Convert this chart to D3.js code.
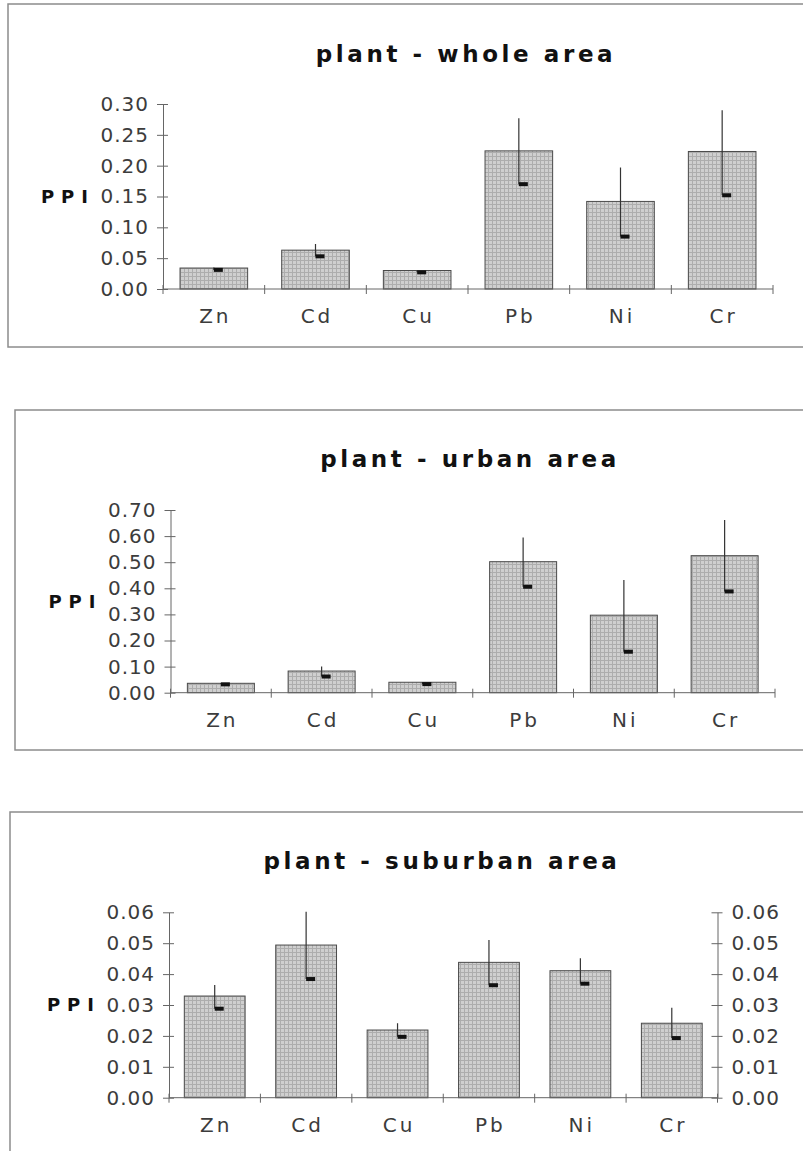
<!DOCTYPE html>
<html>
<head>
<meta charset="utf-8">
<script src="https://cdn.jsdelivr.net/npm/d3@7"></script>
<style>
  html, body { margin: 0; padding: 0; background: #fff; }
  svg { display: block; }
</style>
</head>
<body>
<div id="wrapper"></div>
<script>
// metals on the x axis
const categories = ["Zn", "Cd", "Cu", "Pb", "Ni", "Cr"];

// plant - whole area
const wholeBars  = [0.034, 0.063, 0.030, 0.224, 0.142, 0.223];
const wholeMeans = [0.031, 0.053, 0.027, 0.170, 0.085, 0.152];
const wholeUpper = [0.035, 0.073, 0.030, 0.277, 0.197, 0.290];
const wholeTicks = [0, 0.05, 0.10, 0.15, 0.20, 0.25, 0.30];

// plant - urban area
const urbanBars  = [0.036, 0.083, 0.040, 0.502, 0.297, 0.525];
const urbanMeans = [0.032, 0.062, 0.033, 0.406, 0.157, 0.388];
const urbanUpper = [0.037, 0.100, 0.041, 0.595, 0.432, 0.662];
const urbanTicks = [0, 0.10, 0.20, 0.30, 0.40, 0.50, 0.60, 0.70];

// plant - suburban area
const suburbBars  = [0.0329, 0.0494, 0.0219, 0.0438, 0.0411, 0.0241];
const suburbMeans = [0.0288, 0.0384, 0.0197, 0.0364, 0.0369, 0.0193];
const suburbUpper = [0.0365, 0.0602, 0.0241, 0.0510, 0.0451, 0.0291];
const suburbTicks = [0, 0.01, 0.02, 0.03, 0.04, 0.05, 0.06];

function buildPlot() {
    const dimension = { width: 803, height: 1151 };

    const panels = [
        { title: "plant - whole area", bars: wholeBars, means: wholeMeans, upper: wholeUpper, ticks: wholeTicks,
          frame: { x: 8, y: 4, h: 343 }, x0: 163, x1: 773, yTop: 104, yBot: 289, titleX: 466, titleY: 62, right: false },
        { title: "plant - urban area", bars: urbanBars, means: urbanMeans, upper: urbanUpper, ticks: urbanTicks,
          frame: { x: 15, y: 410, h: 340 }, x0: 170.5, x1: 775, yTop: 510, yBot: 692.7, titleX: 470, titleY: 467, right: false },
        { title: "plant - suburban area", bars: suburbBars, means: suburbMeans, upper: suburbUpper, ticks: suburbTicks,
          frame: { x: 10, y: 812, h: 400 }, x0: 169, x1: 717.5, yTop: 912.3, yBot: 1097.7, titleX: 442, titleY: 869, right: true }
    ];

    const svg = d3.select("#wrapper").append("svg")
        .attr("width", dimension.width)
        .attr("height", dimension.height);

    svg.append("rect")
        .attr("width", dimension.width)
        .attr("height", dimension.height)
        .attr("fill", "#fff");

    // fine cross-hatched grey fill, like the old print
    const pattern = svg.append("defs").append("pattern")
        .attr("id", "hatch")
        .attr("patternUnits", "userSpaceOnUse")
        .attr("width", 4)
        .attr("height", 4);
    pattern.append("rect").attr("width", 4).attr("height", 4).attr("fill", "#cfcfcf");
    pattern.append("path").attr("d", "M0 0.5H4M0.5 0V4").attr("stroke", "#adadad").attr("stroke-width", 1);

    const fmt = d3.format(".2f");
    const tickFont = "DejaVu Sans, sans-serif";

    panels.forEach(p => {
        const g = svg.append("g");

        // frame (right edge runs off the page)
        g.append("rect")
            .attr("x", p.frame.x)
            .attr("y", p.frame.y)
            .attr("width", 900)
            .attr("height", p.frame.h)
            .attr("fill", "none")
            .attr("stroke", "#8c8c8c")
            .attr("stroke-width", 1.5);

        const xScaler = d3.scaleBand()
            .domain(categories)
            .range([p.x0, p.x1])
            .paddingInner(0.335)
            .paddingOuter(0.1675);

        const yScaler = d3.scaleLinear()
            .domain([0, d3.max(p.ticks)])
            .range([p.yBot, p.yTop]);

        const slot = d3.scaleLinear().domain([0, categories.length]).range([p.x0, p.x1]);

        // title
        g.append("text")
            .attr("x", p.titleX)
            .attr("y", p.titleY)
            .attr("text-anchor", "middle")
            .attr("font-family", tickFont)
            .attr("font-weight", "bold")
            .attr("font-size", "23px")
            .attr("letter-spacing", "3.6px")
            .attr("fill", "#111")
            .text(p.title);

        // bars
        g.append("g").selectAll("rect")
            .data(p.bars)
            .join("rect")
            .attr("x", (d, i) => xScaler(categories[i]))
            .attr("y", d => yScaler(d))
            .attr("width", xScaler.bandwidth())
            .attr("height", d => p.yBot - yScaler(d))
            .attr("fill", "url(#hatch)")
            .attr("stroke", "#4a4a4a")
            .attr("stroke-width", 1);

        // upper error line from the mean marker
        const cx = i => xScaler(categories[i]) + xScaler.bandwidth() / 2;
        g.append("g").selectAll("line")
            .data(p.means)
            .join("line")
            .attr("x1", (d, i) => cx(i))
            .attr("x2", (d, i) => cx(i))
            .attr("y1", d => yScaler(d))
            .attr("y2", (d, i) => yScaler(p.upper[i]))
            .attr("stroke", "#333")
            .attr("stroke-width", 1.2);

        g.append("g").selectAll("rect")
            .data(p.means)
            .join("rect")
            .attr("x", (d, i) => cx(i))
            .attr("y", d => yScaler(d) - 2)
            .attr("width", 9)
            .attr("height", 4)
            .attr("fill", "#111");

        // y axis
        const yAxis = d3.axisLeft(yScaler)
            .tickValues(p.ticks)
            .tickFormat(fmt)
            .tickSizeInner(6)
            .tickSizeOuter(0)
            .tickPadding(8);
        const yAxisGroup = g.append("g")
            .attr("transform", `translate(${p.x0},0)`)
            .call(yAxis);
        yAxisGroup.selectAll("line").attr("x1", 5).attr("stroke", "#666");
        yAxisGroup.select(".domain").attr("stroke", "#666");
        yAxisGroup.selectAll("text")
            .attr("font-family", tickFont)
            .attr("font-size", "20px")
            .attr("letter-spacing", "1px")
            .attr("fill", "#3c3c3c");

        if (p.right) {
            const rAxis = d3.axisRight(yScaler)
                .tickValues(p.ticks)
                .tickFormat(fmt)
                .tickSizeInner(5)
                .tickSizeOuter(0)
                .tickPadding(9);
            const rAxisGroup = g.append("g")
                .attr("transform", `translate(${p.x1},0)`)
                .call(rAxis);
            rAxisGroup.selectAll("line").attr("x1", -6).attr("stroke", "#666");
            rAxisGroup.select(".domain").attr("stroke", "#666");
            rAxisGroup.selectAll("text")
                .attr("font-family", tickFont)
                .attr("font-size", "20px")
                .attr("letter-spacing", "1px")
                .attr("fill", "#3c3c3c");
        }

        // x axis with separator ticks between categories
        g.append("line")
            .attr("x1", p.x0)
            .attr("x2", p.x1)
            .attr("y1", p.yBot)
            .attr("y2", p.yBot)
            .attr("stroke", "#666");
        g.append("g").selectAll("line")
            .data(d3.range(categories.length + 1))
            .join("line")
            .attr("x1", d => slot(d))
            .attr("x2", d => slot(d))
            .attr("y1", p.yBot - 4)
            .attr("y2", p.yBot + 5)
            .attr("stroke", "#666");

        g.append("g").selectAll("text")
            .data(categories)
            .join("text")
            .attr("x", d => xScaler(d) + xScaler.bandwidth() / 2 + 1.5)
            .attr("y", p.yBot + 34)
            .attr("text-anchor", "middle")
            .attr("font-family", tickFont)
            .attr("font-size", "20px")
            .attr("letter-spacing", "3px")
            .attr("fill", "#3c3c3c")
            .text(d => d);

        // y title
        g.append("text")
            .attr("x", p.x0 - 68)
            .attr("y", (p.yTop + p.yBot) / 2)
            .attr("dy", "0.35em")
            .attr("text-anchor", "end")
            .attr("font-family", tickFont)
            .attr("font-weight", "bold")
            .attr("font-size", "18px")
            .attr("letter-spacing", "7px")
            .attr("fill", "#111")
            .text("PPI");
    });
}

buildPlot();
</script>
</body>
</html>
----
TASK GOAL:
Return only the lines running from the top of the data to the line that holds "const wholeTicks = [0, 0.05, 0.10, 0.15, 0.20, 0.25, 0.30];". Include both of those lines, but skip the pictures.

TASK OUTPUT:
Convert this chart to D3.js code.
<!DOCTYPE html>
<html>
<head>
<meta charset="utf-8">
<script src="https://cdn.jsdelivr.net/npm/d3@7"></script>
<style>
  html, body { margin: 0; padding: 0; background: #fff; }
  svg { display: block; }
</style>
</head>
<body>
<div id="wrapper"></div>
<script>
// metals on the x axis
const categories = ["Zn", "Cd", "Cu", "Pb", "Ni", "Cr"];

// plant - whole area
const wholeBars  = [0.034, 0.063, 0.030, 0.224, 0.142, 0.223];
const wholeMeans = [0.031, 0.053, 0.027, 0.170, 0.085, 0.152];
const wholeUpper = [0.035, 0.073, 0.030, 0.277, 0.197, 0.290];
const wholeTicks = [0, 0.05, 0.10, 0.15, 0.20, 0.25, 0.30];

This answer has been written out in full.